_INSTRUCTIONS TO FOLLOW_
Include the line with "from matplotlib.transforms import" and every line before it in the entries below, echoed exactly, but not the pictures.

[Figure scripts]
----

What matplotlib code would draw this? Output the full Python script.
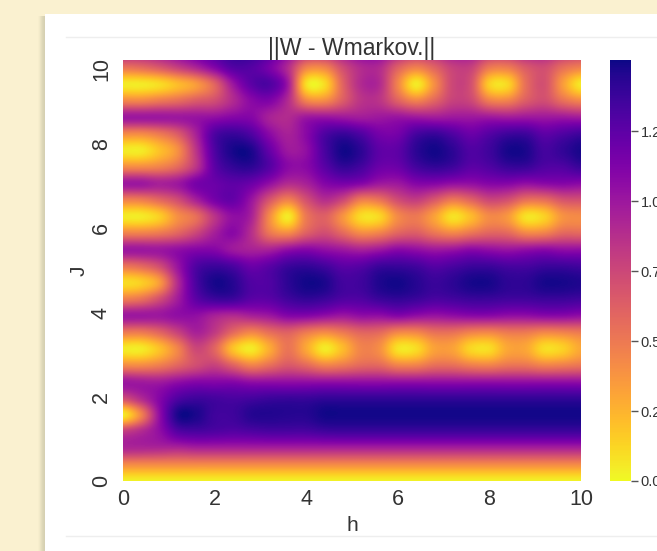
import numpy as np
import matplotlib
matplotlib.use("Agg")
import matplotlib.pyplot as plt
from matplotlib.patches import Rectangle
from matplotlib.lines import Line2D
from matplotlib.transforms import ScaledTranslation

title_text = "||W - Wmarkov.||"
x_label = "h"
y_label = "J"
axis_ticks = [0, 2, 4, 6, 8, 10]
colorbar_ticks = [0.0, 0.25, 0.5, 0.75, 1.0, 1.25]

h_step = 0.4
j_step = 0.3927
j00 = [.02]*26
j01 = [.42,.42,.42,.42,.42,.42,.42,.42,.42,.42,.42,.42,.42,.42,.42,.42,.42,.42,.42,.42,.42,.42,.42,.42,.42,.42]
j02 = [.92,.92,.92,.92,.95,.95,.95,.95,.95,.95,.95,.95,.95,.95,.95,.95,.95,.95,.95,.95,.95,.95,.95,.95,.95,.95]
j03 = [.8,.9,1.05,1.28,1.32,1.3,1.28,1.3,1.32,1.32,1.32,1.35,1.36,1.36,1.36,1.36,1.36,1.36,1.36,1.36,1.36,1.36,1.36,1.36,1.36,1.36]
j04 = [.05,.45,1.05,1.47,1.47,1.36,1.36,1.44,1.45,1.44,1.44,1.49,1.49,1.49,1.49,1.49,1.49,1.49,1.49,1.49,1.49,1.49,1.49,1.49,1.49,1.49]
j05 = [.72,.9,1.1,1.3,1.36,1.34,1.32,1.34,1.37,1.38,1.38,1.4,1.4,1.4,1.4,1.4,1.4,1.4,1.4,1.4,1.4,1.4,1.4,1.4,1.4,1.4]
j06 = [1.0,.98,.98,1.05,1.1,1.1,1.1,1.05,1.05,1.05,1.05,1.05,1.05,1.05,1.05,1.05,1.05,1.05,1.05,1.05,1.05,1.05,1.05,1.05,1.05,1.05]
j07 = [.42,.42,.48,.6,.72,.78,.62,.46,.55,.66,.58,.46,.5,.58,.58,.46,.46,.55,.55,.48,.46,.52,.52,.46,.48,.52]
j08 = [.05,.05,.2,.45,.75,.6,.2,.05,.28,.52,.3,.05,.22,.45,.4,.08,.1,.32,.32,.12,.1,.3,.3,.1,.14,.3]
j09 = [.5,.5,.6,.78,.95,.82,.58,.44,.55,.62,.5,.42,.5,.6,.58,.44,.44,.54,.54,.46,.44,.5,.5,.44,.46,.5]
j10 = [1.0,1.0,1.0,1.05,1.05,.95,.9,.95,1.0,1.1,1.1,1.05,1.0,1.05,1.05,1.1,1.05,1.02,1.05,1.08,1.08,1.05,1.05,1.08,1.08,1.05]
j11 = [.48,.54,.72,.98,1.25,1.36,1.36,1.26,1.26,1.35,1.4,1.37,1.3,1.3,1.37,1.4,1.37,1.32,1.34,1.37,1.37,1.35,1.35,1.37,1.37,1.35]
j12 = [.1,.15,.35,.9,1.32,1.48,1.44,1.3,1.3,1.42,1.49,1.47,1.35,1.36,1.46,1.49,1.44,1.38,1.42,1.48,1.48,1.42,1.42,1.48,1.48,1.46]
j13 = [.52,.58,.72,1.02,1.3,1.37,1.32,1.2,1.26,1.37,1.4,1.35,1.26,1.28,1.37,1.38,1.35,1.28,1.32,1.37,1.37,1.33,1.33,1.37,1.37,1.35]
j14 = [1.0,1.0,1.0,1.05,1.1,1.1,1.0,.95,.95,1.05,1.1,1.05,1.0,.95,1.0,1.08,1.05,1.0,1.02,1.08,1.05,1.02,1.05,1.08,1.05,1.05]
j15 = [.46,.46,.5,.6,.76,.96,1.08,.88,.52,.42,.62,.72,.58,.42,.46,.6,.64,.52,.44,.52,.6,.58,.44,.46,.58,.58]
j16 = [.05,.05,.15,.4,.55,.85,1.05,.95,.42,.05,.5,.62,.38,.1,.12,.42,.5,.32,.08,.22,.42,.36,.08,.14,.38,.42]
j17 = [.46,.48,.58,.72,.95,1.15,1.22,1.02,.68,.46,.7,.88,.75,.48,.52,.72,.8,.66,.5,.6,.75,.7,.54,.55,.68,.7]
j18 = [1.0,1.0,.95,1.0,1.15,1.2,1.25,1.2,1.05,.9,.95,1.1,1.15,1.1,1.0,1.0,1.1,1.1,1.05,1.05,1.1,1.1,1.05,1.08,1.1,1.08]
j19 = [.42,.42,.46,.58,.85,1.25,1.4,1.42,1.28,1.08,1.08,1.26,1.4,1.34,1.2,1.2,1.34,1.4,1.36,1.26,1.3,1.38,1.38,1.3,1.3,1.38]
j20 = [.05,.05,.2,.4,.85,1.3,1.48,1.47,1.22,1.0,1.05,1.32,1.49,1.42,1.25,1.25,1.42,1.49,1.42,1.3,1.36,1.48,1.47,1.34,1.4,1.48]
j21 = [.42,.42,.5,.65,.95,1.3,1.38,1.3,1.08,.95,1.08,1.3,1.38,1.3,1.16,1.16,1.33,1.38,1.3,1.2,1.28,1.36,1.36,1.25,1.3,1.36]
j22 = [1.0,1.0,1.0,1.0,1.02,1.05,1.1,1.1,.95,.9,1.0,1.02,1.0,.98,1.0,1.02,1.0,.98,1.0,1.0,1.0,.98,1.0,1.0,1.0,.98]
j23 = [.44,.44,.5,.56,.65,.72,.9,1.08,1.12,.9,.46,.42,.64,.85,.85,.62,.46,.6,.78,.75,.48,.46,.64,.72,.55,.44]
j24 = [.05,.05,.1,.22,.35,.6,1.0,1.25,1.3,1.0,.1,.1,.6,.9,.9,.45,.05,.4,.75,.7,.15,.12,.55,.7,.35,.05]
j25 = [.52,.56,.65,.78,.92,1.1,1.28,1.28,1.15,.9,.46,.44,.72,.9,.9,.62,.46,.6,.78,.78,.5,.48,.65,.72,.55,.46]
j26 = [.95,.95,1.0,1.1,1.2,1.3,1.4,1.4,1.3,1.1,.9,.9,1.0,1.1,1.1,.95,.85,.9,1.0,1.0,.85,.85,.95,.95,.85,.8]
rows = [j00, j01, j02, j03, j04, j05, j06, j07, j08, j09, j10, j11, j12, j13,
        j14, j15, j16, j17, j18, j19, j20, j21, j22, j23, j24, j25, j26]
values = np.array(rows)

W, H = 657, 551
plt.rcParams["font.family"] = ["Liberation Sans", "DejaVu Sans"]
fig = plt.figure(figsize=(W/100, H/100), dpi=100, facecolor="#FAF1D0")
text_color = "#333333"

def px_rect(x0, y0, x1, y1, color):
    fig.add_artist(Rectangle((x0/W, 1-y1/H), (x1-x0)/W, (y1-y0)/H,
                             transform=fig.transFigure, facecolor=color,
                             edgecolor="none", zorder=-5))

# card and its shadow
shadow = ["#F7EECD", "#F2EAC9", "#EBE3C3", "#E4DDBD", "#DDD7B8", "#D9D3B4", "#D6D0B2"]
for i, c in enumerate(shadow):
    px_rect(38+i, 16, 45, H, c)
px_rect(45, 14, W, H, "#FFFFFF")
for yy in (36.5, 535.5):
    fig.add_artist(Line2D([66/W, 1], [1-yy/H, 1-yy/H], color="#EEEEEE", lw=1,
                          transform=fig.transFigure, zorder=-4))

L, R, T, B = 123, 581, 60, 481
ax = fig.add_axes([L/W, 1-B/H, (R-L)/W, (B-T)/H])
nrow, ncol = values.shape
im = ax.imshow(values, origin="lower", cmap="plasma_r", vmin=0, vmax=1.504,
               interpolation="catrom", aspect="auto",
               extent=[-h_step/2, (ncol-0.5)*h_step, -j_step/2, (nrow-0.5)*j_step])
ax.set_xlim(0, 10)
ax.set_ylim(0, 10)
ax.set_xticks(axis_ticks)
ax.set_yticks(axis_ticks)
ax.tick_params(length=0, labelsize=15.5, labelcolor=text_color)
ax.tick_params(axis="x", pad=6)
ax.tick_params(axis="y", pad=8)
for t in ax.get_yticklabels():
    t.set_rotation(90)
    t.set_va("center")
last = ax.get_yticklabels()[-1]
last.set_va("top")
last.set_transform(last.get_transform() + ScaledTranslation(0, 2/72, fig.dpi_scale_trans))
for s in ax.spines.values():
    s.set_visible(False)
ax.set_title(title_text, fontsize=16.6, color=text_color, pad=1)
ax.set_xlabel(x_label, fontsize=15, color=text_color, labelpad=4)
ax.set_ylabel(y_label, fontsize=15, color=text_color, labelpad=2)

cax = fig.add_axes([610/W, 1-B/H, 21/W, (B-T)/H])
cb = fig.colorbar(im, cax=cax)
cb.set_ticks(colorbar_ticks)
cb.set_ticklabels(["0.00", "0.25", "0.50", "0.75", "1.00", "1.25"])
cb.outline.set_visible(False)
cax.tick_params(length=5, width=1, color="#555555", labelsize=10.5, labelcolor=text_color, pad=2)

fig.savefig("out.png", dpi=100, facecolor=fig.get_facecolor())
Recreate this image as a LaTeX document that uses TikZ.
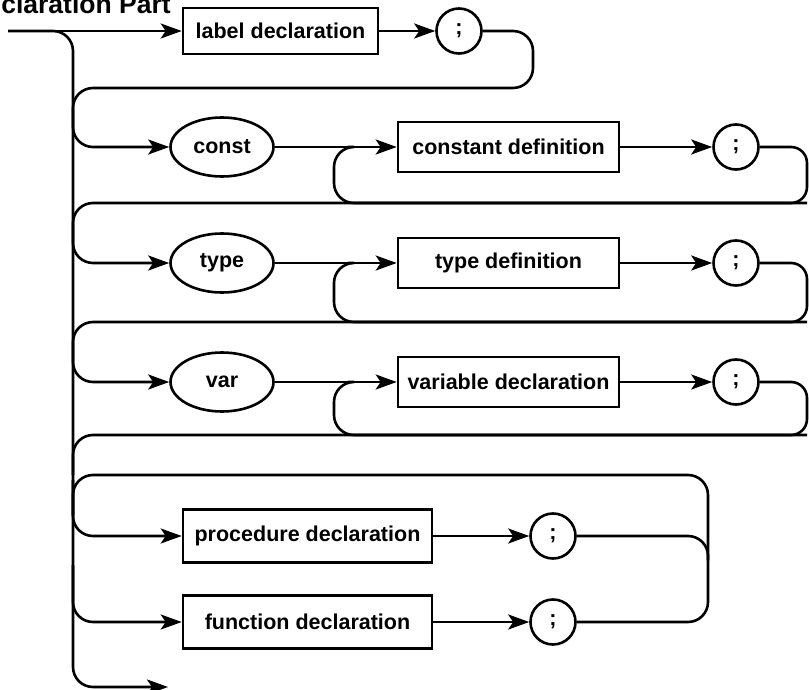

----

_EXERCISE SOLUTION_
What matplotlib code would draw this? Output the full Python script.
import numpy as np
import matplotlib
matplotlib.use("Agg")
import matplotlib.pyplot as plt
from matplotlib.patches import Rectangle
from matplotlib.lines import Line2D
from matplotlib.transforms import ScaledTranslation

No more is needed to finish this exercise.